I just want to go through this, and again, forgive me if this is more for me than it is for people watching, I'm sorry, but uh, I just, I have to go through this, I'm...
The reason we were attacked, the reason these people are dead, these people are missing and dead, and they weren't doing anything wrong, they were living their lives, they were going to work, they were traveling, they were doing what they normally do. As I understand it (and my understanding of this is vague at best), another smaller group of people stole some airplanes and crashed them into buildings. And we're told that they were zealots, fueled by religious fervor... religious fervor. And if you live to be a thousand years old, will that make any sense to you? Will that make any Goddamned sense? Whew.

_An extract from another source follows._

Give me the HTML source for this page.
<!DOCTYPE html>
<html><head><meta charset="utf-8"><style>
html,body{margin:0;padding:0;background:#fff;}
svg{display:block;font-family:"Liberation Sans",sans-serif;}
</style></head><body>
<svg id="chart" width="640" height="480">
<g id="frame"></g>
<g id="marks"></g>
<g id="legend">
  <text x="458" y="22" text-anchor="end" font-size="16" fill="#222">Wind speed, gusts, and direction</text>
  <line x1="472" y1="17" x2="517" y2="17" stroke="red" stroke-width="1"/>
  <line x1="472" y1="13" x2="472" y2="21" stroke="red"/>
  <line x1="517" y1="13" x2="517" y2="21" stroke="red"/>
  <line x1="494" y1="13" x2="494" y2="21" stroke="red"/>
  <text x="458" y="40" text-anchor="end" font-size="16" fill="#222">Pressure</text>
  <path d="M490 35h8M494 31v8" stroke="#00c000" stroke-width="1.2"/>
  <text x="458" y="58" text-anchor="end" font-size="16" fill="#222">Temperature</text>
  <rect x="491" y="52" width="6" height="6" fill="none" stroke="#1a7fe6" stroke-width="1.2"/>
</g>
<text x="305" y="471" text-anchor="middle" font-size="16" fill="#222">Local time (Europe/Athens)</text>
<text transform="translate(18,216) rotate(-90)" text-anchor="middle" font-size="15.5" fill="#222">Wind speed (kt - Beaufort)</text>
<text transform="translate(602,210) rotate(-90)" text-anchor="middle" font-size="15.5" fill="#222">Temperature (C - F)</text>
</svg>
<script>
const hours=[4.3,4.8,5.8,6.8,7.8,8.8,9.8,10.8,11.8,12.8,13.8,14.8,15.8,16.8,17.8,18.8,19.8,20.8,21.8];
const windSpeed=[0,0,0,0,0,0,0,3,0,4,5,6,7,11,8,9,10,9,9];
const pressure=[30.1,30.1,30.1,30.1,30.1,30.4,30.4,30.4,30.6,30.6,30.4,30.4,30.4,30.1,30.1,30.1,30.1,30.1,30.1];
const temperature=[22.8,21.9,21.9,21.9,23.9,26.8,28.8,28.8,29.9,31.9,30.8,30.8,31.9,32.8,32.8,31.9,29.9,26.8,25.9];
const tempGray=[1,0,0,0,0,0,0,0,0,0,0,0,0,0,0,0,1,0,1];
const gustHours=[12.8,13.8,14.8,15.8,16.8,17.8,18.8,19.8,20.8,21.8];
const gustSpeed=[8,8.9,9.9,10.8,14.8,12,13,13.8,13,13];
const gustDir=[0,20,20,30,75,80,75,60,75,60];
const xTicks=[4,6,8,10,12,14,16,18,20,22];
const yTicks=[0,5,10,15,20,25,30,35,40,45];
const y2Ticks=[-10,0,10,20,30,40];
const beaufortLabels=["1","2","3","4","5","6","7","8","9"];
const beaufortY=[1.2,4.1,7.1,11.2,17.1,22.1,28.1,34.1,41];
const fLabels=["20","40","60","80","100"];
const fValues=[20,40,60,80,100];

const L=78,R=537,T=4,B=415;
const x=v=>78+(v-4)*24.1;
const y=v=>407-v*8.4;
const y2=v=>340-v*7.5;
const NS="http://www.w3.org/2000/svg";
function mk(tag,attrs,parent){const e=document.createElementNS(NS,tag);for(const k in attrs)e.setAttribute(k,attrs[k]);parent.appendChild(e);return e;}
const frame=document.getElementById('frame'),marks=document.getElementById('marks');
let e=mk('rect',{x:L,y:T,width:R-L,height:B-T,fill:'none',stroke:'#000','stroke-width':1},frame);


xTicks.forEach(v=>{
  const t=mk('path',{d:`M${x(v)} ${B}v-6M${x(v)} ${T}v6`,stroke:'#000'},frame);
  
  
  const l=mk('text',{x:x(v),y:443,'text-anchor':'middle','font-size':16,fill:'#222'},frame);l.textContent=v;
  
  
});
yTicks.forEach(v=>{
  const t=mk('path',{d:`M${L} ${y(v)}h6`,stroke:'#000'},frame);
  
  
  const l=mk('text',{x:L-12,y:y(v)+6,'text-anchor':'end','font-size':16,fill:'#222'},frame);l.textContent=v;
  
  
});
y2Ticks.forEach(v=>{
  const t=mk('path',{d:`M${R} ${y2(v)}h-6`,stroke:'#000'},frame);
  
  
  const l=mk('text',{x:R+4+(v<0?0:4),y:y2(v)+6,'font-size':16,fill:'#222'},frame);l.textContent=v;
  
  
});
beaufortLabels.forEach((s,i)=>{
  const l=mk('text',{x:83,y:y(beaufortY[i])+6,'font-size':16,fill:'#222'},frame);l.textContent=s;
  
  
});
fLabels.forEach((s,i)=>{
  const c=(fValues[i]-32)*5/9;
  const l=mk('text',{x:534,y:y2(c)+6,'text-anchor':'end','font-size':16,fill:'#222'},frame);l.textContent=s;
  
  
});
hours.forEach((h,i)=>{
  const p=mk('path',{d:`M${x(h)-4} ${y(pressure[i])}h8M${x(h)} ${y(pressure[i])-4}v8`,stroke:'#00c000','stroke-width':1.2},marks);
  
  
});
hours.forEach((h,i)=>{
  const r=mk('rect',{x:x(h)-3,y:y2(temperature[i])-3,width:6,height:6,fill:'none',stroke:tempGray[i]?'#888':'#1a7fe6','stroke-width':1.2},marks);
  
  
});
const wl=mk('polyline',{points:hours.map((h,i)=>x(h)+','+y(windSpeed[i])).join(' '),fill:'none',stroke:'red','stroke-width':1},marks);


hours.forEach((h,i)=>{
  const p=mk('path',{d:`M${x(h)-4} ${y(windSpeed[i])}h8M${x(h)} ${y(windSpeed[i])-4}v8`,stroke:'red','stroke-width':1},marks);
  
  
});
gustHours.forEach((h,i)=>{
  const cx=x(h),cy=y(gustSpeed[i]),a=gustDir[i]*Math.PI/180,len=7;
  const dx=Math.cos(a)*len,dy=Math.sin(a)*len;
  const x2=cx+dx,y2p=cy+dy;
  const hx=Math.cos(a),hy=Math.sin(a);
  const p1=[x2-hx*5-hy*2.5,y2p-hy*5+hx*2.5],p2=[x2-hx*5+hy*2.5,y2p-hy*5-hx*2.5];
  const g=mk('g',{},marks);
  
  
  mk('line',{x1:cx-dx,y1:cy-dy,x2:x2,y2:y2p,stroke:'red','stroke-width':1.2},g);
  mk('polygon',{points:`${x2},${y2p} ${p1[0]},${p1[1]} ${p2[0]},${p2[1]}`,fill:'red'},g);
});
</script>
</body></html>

I'll tell you about a thing that happened last night. There's a town in Montana by the name of Choteau. It's about a hundred miles south of the Canadian border. And I know a little something about this town. It's 1,600 people. 1,600 people. And it's an ag-business community, which means farming and ranching. And Montana's been in the middle of a drought for... I don't know... three years? And if you've got no rain, you can't grow anything. And if you can't grow anything, you can't farm, and if you can't grow anything, you can't ranch, because the cattle don't have anything to eat, and that's the way life is in a small town. 1,600 people.
Last night at the high school auditorium in Choteau, Montana, they had a rally, home of the Bulldogs, by the way... they had a rally for New York City. And not just a rally for New York City, but a rally to raise money... to raise money for New York City. And if that doesn't tell you everything you need to know about the... the spirit of the United States, then I can't help you. I'm sorry.

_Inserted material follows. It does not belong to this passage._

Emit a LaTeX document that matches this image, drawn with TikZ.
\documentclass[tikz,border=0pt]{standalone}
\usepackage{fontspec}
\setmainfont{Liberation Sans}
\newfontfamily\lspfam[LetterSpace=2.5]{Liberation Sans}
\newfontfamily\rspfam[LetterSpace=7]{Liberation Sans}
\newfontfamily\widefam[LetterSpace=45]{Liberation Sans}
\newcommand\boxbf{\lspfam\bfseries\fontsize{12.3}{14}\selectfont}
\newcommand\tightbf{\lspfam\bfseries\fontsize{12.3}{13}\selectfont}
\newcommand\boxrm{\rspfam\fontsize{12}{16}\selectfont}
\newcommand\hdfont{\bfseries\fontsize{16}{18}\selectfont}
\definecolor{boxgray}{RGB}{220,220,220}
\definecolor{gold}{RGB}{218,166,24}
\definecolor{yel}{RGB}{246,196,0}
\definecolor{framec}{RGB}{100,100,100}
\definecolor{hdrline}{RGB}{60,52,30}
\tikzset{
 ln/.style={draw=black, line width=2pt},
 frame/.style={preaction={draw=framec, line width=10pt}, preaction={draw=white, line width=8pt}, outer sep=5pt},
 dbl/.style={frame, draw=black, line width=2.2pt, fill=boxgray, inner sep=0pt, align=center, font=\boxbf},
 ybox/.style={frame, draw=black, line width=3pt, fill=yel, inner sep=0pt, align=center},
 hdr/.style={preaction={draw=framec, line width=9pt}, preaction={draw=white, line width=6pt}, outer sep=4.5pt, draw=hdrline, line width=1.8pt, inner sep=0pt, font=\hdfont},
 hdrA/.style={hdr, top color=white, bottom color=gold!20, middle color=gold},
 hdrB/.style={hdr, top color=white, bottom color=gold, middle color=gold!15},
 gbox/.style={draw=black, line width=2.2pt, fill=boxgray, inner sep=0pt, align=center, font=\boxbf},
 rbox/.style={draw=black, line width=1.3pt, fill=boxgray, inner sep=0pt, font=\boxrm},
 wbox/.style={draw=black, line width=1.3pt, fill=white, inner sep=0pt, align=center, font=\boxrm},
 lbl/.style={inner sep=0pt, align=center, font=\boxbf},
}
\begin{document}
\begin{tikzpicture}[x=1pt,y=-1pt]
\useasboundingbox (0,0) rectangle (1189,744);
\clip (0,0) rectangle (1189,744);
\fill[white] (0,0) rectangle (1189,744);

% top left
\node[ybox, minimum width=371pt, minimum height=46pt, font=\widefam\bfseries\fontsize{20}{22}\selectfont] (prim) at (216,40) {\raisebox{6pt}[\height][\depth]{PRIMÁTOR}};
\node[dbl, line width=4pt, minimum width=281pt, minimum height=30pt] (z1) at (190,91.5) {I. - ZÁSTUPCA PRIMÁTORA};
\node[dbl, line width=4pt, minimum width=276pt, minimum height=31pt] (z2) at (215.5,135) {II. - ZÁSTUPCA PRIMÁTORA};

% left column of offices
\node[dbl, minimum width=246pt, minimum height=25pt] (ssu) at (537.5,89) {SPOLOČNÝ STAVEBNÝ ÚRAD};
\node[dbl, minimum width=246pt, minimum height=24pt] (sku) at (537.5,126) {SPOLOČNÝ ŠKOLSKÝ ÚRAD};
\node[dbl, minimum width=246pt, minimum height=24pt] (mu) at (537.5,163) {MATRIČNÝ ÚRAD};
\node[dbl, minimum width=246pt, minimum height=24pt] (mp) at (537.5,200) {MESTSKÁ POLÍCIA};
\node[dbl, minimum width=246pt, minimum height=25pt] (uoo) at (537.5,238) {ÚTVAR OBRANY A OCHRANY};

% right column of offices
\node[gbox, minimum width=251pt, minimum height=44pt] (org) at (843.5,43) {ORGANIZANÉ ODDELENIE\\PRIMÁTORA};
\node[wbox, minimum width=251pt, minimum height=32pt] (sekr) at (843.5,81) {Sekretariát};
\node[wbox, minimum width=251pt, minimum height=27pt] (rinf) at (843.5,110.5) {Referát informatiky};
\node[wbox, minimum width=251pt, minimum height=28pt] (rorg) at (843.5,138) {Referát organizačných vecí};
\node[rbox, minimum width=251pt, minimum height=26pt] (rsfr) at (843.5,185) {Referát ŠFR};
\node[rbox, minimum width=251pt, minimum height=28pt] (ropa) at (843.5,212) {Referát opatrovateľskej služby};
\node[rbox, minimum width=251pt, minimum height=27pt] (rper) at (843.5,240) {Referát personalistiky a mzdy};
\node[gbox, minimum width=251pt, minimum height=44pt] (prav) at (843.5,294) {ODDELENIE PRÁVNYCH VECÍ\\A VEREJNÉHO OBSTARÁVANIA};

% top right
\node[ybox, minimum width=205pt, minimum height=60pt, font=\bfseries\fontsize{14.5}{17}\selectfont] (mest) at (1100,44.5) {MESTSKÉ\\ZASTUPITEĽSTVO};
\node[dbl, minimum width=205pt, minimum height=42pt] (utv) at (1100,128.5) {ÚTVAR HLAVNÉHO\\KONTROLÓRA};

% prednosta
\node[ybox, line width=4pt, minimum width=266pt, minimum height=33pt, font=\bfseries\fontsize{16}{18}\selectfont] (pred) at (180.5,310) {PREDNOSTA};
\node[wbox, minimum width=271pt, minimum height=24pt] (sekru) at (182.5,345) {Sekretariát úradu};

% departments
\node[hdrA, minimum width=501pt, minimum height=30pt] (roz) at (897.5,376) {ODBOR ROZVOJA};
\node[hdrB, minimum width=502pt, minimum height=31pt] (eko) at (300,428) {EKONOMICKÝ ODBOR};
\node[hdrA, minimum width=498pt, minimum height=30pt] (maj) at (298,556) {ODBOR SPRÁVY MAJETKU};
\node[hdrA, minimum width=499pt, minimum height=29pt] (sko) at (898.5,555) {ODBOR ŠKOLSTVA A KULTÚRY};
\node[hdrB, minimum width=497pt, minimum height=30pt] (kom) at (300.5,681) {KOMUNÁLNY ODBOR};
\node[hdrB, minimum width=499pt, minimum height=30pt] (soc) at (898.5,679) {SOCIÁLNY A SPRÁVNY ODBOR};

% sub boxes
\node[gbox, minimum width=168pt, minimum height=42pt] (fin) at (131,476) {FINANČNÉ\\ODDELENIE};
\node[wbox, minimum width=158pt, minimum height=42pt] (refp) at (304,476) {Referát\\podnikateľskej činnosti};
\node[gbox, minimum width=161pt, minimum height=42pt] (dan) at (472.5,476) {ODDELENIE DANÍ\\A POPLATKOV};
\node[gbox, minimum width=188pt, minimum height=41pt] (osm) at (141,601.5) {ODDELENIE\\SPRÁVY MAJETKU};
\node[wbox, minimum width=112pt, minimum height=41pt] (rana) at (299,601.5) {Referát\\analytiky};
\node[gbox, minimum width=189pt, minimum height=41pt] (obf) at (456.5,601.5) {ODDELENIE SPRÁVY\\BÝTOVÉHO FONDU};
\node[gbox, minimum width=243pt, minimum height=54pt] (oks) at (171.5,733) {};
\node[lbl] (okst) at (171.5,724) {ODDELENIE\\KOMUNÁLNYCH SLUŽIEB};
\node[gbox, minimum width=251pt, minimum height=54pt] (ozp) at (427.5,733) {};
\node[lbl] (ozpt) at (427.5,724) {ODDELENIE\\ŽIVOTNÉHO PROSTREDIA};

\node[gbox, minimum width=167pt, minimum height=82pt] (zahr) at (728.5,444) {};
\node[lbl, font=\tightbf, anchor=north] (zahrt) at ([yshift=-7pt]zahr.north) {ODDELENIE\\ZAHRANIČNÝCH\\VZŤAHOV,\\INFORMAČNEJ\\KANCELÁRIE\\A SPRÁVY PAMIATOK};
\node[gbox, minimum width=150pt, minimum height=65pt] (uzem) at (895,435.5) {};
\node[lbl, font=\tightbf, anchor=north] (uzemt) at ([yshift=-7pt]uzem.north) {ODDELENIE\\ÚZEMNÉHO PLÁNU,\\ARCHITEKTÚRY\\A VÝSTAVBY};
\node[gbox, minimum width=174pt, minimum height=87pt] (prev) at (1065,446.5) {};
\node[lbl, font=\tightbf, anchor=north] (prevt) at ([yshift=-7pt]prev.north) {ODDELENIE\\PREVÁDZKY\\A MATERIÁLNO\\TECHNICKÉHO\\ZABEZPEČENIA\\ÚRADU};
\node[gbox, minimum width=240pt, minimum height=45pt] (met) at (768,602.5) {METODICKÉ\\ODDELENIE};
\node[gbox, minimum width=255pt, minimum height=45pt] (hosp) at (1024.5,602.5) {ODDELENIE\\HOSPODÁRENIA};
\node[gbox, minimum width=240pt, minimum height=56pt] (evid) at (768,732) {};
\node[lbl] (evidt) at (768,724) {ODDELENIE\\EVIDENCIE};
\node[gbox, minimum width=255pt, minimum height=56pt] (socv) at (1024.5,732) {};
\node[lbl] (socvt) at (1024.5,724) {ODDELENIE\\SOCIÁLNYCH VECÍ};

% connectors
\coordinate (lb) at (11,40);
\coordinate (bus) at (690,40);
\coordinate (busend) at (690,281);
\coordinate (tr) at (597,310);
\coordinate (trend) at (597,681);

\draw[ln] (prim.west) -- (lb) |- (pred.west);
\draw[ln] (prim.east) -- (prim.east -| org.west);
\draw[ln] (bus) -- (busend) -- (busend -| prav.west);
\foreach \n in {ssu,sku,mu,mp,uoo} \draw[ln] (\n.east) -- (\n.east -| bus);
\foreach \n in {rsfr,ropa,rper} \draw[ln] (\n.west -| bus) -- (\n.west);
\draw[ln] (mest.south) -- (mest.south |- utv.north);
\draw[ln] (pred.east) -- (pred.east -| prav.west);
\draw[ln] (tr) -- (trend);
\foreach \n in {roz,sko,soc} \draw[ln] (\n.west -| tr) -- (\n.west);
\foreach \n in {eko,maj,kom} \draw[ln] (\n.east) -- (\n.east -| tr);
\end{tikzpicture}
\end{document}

And I have one more thing to say, and then, thank God, Regis is here, so we have something to make fun of.
If you didn't believe it before, and it's easy to understand how you might have been skeptical on this point, if you didn't believe it before, you can absolutely believe it now... New York City is the greatest city in the world.

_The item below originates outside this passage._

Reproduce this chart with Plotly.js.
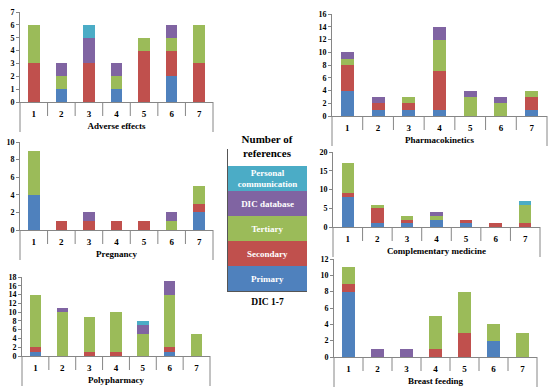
<!DOCTYPE html>
<html>
<head>
<meta charset="utf-8">
<script src="https://cdn.plot.ly/plotly-3.0.1.min.js"></script>
<style>html,body{margin:0;padding:0;background:#fff;}#chart{width:550px;height:389px;}</style>
</head>
<body>
<div id="chart"></div>
<script>
// ---------- DATA ----------
const categories = ['1', '2', '3', '4', '5', '6', '7'];
const seriesNames = ['Primary', 'Secondary', 'Tertiary', 'DIC database', 'Personal communication'];
const legendLabels = ['Primary', 'Secondary', 'Tertiary', 'DIC database', 'Personal<br>communication'];
const legendCategory = ['DIC 1-7'];
const legendValues = [1, 1, 1, 1, 1];

const panelTitles = ['Adverse effects', 'Pharmacokinetics', 'Pregnancy', 'Complementary medicine', 'Polypharmacy', 'Breast feeding'];
const panelMax = [7, 16, 10, 20, 18, 12];
const panelStep = [1, 2, 2, 5, 2, 2];

// series order: Primary, Secondary, Tertiary, DIC database, Personal communication
const adverseEffects = [
  [0, 1, 0, 1, 0, 2, 0],
  [3, 0, 3, 0, 4, 2, 3],
  [3, 1, 0, 1, 1, 1, 3],
  [0, 1, 2, 1, 0, 1, 0],
  [0, 0, 1, 0, 0, 0, 0]
];
const pharmacokinetics = [
  [4, 1, 1, 1, 0, 0, 1],
  [4, 1, 1, 6, 0, 0, 2],
  [1, 0, 1, 5, 3, 2, 1],
  [1, 1, 0, 2, 1, 1, 0],
  [0, 0, 0, 0, 0, 0, 0]
];
const pregnancy = [
  [4, 0, 0, 0, 0, 0, 2],
  [0, 1, 1, 1, 1, 0, 1],
  [5, 0, 0, 0, 0, 1, 2],
  [0, 0, 1, 0, 0, 1, 0],
  [0, 0, 0, 0, 0, 0, 0]
];
const complementaryMedicine = [
  [8, 1, 1, 2, 1, 0, 0],
  [1, 4, 1, 0, 1, 1, 1],
  [8, 1, 1, 1, 0, 0, 5],
  [0, 0, 0, 1, 0, 0, 0],
  [0, 0, 0, 0, 0, 0, 1]
];
const polypharmacy = [
  [1, 0, 0, 0, 0, 1, 0],
  [1, 0, 1, 1, 0, 1, 0],
  [12, 10, 8, 9, 5, 12, 5],
  [0, 1, 0, 0, 2, 3, 0],
  [0, 0, 0, 0, 1, 0, 0]
];
const breastFeeding = [
  [8, 0, 0, 0, 0, 2, 0],
  [1, 0, 0, 1, 3, 0, 0],
  [2, 0, 0, 4, 5, 2, 3],
  [0, 1, 1, 0, 0, 0, 0],
  [0, 0, 0, 0, 0, 0, 0]
];
const panels = [adverseEffects, pharmacokinetics, pregnancy, complementaryMedicine, polypharmacy, breastFeeding];

// ---------- STYLE ----------
const colors = ['#4F81BD', '#C0504D', '#9BBB59', '#8064A2', '#4BACC6'];
const serif = "'Liberation Serif', 'Times New Roman', serif";
const axisGray = '#868686';
const W = 550, H = 389;
// pixel boxes [left, right, top(max), bottom(0)]
const boxes = [
  [20, 213, 12, 102],
  [332, 547, 14, 116],
  [20, 213, 142, 230],
  [333, 540, 152, 227],
  [22, 210, 277, 356],
  [334, 537, 259, 357]
];
const legendBox = [228, 307, 149, 291];

const traces = [];
const layout = {
  width: W, height: H,
  margin: {l: 0, r: 0, t: 0, b: 0},
  paper_bgcolor: '#ffffff', plot_bgcolor: 'rgba(0,0,0,0)',
  barmode: 'stack', bargap: 0.58, showlegend: false,
  font: {family: serif, color: '#000000'},
  title: {
    text: '<b>Number of<br>references</b>',
    font: {family: serif, size: 11, color: '#000000'},
    x: 267 / W, xanchor: 'center', xref: 'paper',
    y: 1 - 143 / H, yanchor: 'middle', yref: 'container'
  },
  shapes: [],
  annotations: []
};

panels.forEach((panel, p) => {
  const n = p + 1;
  const xa = n === 1 ? 'x' : 'x' + n;
  const ya = n === 1 ? 'y' : 'y' + n;
  panel.forEach((vals, s) => {
    traces.push({
      type: 'bar', x: categories, y: vals, name: seriesNames[s],
      xaxis: xa, yaxis: ya,
      marker: {color: colors[s], line: {width: 0}},
      hoverinfo: 'name+y'
    });
  });
  const b = boxes[p];
  const xKey = n === 1 ? 'xaxis' : 'xaxis' + n;
  const yKey = n === 1 ? 'yaxis' : 'yaxis' + n;
  layout[xKey] = {
    domain: [b[0] / W, b[1] / W], anchor: ya, type: 'category',
    range: [-0.5, categories.length - 0.5], fixedrange: true,
    showline: true, linecolor: axisGray, linewidth: 1, ticks: '', showgrid: false, zeroline: false,
    tickfont: {family: serif, size: 9, color: '#000000', weight: 'bold'},
    ticklabelstandoff: 3,
    automargin: false,
    title: {text: '<b>' + panelTitles[p] + '</b>', font: {family: serif, size: 9, color: '#000000'}, standoff: 4}
  };
  layout[yKey] = {
    domain: [1 - b[3] / H, 1 - b[2] / H], anchor: xa,
    range: [0, panelMax[p]], dtick: panelStep[p], tick0: 0, fixedrange: true,
    showline: true, linecolor: axisGray, linewidth: 1, ticks: 'outside', ticklen: 3, tickcolor: axisGray,
    showgrid: false, zeroline: false, automargin: false,
    tickfont: {family: serif, size: 8, color: '#000000', weight: 'bold'}
  };
  // category dividers (Excel-style)
  for (let k = 0; k <= categories.length; k++) {
    const outer = (k === 0 || k === categories.length);
    layout.shapes.push({
      type: 'line', xref: xa + ' domain', yref: ya + ' domain',
      x0: k / categories.length, x1: k / categories.length,
      ysizemode: 'pixel', yanchor: 0, y0: 0, y1: outer ? -30 : -14,
      line: {color: axisGray, width: 1}
    });
  }
});

// legend panel drawn as a one-bar stacked chart
seriesNames.forEach((nm, s) => {
  traces.push({
    type: 'bar', x: legendCategory, y: [legendValues[s]], width: 1, name: nm,
    xaxis: 'x7', yaxis: 'y7',
    marker: {color: colors[s], line: {width: 0}},
    text: ['<b>' + legendLabels[s] + '</b>'], textposition: 'inside', insidetextanchor: 'middle',
    constraintext: 'none',
    textfont: {family: serif, size: 9, color: '#ffffff'},
    hoverinfo: 'name'
  });
});
const legendTotal = legendValues.reduce((a, c) => a + c, 0);
const segPx = (legendBox[3] - 166) / legendTotal;
layout.xaxis7 = {
  domain: [legendBox[0] / W, legendBox[1] / W], anchor: 'y7', type: 'category',
  range: [-0.5, 0.5], fixedrange: true, showline: true, linecolor: '#555555', linewidth: 1,
  ticks: '', showgrid: false, zeroline: false, automargin: false,
  tickfont: {family: serif, size: 9.5, color: '#000000', weight: 'bold'}, ticklabelstandoff: 2
};
layout.yaxis7 = {
  domain: [1 - legendBox[3] / H, 1 - legendBox[2] / H], anchor: 'x7',
  range: [0, (legendBox[3] - legendBox[2]) / segPx], fixedrange: true,
  showline: true, linecolor: '#555555', linewidth: 1, showticklabels: false, ticks: '',
  showgrid: false, zeroline: false, automargin: false
};

Plotly.newPlot('chart', traces, layout, {staticPlot: true, displayModeBar: false});
</script>
</body>
</html>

We're going to try and feel our way through this, and we'll just see how it goes... take it a day at a time. We're lucky enough tonight to have two fantastic representatives of this town, Dan Rather and Regis Philbin, and we'll be right back.
My thoughts EXACTLY. I am impressed with what he did say, but disappointed in what he didn't say. President Bush is doing an excellent job. Too bad Letterman couldn't have given him a mention. I would like to think it was just an oversight, because what he did say showed a lot of class.
Either 2002 or 2004, however, if Rudy ran against Chuckie, that would make the Hildebeeste the Senior Senator from NY. I'd like to see Rudy continue on as mayor through the crisis, then head up a Justice Department investigation of the terrorist attack, then come back in 2006 and clobber the pantsuited witch.
||And I have "friends" who wonder why I love this guy...|
The obvious one would have to be Bill Maher. If Barbara Olsen had been going to be on Letterman instead of PI, she'd probably be alive today.
We missed most of Leno ... caught Crosby, Stills and Nash though ... was unimpessed ... old hippies ...
Late Night with Conan O'Brien followed Leno and his monologue was as sincere as I think he could be. He said (among many other things) that he had made a career of making an ass of himself and that this was the toughest thing he's ever had to do. They (the show cast, workers et al got together and decided that, though they weren't sure if this was the right thing to do, they all felt they had to work, they had to get back to work ... "I don't know how this is going to turn out, but we're going to try ... we're going to try ... and maybe tomorrow we'll try, and maybe the next day and the next ... "
I was touched by Conan's sincerity
And some of the people he had just been speaking to moments earlier died under the collapse.
It could easily have been Giuliani too.
I denigrate Rather as much as anyone, but even I think it was genuine.
Rather's problem all along has been a lack of brains, not a lack of emotion.
And I don't think even an Oscar-winning actor could have looked that truly broken up.
BE VERY CAREFUL HERE. Do you want Clinton back????
Oh grow up. I was commenting on Letterman not Giuliani. But -- three hundred plus rescue people went inside those buildings and lost their lives. Rudy went -- as he should -- as the mayor, not a rescuer and no one told him the buildings were going to fall.
Letterman went on and on (and on and on) about G's 'courage' even saying how important it was to 'pretend' to be courageous even when you weren't. Why did he say that? Why did he interrupt Regis who was trying to say something nice about W?
Answer: Being half-informed and obsessed with his view that W is an incompetent he really believes the 'W ran' line. (Did Rudy have to order our pilots to shoot down American airliners? How many NYC mayors have been assassinated? Ans: none, zero, nada.). According to William Safire (Letterman can't read?) the terrorists even had the code name of Air Force One. (Were the terrorists gunning for Rudy? Did they even know his name?) Even Peter Jennings behaved properly on this matter as MRC now explains citing all of his comments on the 11th about W.
Anyone who criticizes Bush for 'running' is a scum bag. Letterman by hyping his Rudy comments and his silence on W is doing exactly that. Rather gave him a chance to second his (Rather's) comments on Bush and Letterman failed to speak.
Other posters (#13, #16, #23) seem to agree with me.
Oh give it up,
Are some of you REALLY upset because Dave left a few people out? Didn't mention our beloved President? Relax a little and give the guy a break. From what I've seen, Letterman said what was in his heart and the perspective of a NYC resident, Rudy is most certainly the man who did the best possible job of maintaining order in the middle of this chaos.
Letterman's failure to mention W. is hardly an overt act to portray the man in a bad light.
By the way, does anyone have or know of a link to this video that does NOT require RealPlayer?
Oh, now I get it. It was like Oscar Night and one of the winners forgot to mention her agent.
I'm so grateful for the superior intellects one meets on the internet.